Three years later, Pueblo finds Pride


Originally published in The Metropolitan Aug. 23, 2007

I came to Denver three years ago to attend Metro. I wrote then, “Denver is a city of extremes. Whether it’s a football game, a rain storm, or a shopping spree, Denver does it the only way it knows how – big.” I had spent my childhood in Pueblo, a town of about 90,000 (a third the size of Aurora) and Denver was always the “big city.” I was beside myself. I was lost.

When I go back to Pueblo, like I did last Saturday night, I like to drive around town in the evening and survey everything that changed. It’s quiet. And the summer nights are always comforting. Some of my happiest memories in Pueblo are from similar evenings. Vita Bella, the restaurant I used to work at, is now The Venue. The costume shop has closed; the coffee shop I haunted is gone, too. And the Riverwalk – Pueblo’s crown jewel – is expanding even more.

It was at the Riverwalk where I found Pueblo’s Gay Pride celebration. While it wasn’t the city’s first official Pride celebration, we could say it was the first more-than-official celebration organized by the Southern Colorado Equality Alliance. Prior to this year, Pride was put on by a few activists in the city, with little if any information being spread to the larger public.
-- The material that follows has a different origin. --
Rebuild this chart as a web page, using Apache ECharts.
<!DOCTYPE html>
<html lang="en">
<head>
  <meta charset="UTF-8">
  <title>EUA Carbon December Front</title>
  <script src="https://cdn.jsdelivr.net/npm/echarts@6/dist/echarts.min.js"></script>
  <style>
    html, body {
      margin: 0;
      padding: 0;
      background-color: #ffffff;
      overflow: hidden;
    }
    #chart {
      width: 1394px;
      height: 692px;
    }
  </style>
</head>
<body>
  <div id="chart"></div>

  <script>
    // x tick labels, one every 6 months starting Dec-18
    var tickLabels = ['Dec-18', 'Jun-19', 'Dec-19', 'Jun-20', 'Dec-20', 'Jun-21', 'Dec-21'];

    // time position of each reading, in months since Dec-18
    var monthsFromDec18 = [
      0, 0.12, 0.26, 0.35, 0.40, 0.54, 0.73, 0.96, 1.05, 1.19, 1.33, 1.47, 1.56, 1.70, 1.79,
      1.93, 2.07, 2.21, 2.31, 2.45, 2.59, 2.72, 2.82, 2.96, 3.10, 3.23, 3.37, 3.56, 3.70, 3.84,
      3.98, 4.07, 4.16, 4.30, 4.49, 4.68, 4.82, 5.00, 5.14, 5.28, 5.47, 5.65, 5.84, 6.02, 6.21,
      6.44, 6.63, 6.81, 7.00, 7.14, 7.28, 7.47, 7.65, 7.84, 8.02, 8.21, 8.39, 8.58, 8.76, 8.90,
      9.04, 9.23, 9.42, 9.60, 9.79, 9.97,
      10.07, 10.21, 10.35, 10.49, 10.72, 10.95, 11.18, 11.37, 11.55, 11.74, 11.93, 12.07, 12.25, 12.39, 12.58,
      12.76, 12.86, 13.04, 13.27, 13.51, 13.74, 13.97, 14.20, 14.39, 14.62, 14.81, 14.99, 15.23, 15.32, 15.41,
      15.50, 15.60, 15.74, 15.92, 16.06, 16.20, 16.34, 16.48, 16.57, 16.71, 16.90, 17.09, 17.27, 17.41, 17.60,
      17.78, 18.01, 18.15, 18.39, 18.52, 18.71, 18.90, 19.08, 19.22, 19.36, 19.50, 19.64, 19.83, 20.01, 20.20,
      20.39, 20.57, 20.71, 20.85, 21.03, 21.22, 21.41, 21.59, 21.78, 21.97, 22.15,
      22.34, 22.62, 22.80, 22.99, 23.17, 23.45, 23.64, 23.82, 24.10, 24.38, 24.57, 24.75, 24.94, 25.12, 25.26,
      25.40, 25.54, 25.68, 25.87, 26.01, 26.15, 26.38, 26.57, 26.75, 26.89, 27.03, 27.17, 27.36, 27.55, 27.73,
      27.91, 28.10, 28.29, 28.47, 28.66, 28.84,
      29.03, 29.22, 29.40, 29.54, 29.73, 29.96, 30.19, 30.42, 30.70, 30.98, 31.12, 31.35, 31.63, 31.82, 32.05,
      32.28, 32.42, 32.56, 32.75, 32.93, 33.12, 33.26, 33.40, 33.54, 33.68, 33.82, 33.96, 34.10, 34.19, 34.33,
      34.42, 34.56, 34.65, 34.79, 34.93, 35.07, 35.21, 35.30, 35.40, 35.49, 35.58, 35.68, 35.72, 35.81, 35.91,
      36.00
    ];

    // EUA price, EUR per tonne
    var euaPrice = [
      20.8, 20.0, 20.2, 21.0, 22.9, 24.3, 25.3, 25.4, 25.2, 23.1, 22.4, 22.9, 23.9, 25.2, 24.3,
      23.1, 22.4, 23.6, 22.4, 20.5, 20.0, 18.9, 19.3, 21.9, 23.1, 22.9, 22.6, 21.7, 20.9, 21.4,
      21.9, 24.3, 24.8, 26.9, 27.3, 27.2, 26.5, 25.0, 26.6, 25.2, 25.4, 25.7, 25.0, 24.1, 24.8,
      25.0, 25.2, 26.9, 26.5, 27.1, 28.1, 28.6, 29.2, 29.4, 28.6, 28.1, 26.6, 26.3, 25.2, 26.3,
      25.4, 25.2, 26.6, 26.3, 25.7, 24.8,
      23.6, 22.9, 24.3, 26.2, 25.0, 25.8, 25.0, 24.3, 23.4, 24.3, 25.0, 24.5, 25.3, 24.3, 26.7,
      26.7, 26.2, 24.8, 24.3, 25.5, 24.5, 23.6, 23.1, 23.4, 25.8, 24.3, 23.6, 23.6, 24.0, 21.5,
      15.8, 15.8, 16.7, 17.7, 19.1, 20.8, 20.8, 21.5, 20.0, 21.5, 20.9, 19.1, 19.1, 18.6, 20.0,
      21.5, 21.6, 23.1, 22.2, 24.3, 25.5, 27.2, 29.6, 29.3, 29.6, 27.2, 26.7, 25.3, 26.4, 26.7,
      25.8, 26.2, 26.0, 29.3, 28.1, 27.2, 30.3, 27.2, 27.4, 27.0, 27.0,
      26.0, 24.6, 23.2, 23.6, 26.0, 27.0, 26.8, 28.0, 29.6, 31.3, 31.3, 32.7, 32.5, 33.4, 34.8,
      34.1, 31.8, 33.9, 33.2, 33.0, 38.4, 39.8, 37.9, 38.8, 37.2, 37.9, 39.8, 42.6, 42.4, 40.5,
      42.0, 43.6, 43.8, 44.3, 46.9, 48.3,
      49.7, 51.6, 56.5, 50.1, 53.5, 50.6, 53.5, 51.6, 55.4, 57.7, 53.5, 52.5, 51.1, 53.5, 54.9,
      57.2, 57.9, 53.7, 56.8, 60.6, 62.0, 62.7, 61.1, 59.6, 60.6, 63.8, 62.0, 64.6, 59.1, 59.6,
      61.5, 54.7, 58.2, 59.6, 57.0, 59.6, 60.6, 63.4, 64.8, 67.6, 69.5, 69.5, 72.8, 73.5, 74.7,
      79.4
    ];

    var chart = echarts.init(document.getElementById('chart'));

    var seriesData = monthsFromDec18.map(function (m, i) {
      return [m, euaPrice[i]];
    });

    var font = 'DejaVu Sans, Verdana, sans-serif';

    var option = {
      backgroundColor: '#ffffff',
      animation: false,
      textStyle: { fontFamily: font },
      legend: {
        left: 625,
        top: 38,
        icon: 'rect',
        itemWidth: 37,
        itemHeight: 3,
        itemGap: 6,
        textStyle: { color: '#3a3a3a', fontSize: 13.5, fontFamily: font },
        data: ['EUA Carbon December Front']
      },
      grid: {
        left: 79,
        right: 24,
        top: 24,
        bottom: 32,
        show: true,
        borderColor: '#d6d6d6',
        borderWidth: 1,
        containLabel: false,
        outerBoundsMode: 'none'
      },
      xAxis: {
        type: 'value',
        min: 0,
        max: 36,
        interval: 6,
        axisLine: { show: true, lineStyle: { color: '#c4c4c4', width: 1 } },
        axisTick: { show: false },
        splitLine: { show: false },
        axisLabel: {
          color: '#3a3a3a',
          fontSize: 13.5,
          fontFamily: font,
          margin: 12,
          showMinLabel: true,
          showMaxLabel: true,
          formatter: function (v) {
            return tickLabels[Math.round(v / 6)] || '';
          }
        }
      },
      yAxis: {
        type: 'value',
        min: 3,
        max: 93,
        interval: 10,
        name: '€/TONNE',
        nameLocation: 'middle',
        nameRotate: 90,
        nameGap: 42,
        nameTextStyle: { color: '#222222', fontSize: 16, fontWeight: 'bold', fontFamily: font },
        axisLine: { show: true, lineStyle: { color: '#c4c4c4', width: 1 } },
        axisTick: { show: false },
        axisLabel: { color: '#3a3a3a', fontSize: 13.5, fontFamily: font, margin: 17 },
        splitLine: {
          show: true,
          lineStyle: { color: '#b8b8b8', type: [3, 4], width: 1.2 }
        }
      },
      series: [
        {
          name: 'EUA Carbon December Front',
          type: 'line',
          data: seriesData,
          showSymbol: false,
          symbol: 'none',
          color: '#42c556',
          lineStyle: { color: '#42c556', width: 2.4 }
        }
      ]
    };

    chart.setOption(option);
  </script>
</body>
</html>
I didn’t know what to expect of Pubelo’s Pride. Pride in Denver is officially a week-long event, and unofficially a month long. There are multiple social events, huge parties, big DJs, and of course all of Civic Center and the surrounding blocks are crammed with homos, queers and allies alike for two days. By no means is it the biggest and best Pride celebration in the states, but according to multiple sources, it ranks pretty awesome. Sort of like the city itself.

But back to Pueblo. As I drove down Main Street from the Mesa Junction I saw a group of fags sashaying. One was wearing green bellbottoms, and another was wearing an Abercrombie shirt. I knew I was heading in the right direction. And so is Pueblo. There is no doubt in my mind that a bigger and more public display of Pride is good for the city and all of Southern Colorado. For so long, Pueblo’s gay scene has been reduced to a bar, The Pirate’s Cove, and a few “freaks” here and there. When I graduated high school in 2004, there were only two students out. But from what I gather now, there are more than a gaggle.
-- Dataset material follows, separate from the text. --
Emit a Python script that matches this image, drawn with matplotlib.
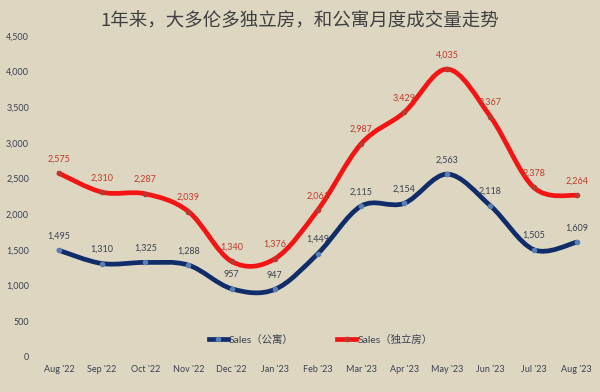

Sadly, there are two sides to every story. While more queer youth (and adults) are able to come out in a portion of the state that could be classified as simple and close-minded, there is a greater chance for hate. Just ask Anthony Hergesheimer, a Pueblo Centennial High School student, who was attacked – just for being gay – last spring by his classmates. And this problem just isn’t in Pueblo; queer youth across the nation face harassment from their schoolmates. One student in the Bronx in New York was quoted in The New York Daily News on Aug. 21 as saying, “When I came out in my school, at lunchtime, somebody threw an apple at me. It was just this big fight between all of us, and I got blamed for it.”

But back to the good news: Pueblo did a pretty good job of getting a Pride together. Sure, it was just a row of booths like the gay men’s choir, a church and the chain lady who sell handmade jewelry, but it was a good start to something wonderful.

To be honest, I didn’t talk to anyone. I was shell-shocked. No, it wasn’t because there wasn’t a drop of alcohol to be found, even though Stoli vodka and Coors are regular points of interest in Denver’s party. Nor was it because in the amphitheater across the river there was a group of dancing fags singing hymns to Jesus… which sort of freaked me out. It was because this small gathering of people was exactly what I was missing while growing up in the Steel City.

Maybe that’s why I was so lost when I came to Denver. Because, even in a small town like Pueblo, I couldn’t find myself. Not to sound too gay, but that Kelly Clarkson song rings pretty true right about now. “Trying hard to reach out/ But when I tried to speak out/ Felt like no one could hear me/ Wanted to belong here/ But something felt so wrong here/ So I prayed I could break away.”

Luckily for me, Denver allowed me to break away. And luckily for the next generations of Pueblo gays, they’ll have something wonderful to look forward to every August, to help them find their way to Pride. And there’s nothing extreme about that. Or maybe, in a good way, there is.